THE TASK: Quote, with no changes, the lines that run from the top of the material to the line with "Chart.register(...registerables);", both included.

SUPPLIED INFORMATION:

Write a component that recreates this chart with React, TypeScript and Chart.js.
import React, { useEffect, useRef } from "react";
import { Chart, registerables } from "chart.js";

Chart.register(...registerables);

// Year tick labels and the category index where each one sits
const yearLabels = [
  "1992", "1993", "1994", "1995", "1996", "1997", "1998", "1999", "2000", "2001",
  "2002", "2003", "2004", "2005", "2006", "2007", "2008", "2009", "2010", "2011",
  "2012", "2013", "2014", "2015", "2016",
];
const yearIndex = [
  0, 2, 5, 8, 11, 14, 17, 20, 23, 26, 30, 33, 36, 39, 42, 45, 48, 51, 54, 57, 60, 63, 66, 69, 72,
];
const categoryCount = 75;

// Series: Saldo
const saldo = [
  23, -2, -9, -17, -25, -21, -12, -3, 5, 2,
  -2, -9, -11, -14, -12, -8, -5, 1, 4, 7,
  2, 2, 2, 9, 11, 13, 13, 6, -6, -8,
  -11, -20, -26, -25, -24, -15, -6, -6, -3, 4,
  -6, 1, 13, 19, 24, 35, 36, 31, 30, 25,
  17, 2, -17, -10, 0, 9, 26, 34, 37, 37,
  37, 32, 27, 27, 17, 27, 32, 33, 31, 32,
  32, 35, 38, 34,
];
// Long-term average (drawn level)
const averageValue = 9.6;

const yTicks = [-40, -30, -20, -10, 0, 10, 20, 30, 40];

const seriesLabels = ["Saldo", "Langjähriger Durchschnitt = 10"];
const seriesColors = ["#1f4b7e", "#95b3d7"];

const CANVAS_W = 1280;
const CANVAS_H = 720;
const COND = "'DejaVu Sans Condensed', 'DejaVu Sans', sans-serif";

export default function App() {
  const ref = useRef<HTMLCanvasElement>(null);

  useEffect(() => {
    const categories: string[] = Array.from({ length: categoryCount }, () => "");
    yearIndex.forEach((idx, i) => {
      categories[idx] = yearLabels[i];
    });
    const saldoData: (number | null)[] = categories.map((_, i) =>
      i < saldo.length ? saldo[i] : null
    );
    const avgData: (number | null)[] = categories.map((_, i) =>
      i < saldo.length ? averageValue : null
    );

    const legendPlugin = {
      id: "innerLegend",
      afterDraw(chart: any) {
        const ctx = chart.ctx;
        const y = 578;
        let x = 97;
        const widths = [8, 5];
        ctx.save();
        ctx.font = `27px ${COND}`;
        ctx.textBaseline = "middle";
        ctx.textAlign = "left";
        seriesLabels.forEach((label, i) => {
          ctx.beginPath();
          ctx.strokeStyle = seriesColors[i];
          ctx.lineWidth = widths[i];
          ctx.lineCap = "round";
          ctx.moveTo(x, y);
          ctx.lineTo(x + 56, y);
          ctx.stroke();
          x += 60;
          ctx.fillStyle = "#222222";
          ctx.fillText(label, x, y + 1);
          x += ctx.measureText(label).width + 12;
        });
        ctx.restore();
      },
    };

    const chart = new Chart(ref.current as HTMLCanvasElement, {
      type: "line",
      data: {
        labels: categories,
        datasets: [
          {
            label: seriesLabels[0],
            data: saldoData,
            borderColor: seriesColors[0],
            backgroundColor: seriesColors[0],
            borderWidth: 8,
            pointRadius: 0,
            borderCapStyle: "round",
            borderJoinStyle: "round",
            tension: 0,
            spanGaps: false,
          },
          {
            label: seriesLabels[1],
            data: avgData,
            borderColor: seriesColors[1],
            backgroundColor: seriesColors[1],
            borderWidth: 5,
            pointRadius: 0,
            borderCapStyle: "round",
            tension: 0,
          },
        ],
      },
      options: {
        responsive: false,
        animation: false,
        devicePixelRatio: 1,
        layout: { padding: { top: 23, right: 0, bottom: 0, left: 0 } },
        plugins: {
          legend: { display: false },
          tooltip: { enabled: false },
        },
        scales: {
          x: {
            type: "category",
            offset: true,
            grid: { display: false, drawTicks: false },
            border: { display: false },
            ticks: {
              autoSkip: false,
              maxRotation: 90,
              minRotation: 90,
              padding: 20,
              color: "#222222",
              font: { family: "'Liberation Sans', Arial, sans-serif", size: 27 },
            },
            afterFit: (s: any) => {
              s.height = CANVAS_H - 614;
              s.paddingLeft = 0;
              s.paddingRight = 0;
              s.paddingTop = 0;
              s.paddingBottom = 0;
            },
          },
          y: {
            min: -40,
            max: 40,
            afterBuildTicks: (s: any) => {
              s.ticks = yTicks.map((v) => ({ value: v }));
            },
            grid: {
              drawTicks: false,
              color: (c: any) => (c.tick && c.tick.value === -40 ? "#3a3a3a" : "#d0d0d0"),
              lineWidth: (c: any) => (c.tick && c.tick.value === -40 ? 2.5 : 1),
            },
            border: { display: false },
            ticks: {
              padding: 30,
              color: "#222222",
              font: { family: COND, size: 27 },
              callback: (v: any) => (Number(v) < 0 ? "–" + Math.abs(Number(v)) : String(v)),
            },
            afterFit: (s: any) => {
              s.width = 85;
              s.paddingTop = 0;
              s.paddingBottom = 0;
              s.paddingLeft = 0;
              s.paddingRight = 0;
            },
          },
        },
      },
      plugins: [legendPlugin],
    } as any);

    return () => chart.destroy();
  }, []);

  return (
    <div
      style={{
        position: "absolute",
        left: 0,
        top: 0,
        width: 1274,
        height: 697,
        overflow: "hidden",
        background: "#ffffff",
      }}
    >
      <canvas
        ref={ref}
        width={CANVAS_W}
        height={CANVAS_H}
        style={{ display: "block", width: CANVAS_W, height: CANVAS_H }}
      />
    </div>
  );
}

FINAL RESULT:
Write a component that recreates this chart with React, TypeScript and Chart.js.
import React, { useEffect, useRef } from "react";
import { Chart, registerables } from "chart.js";

Chart.register(...registerables);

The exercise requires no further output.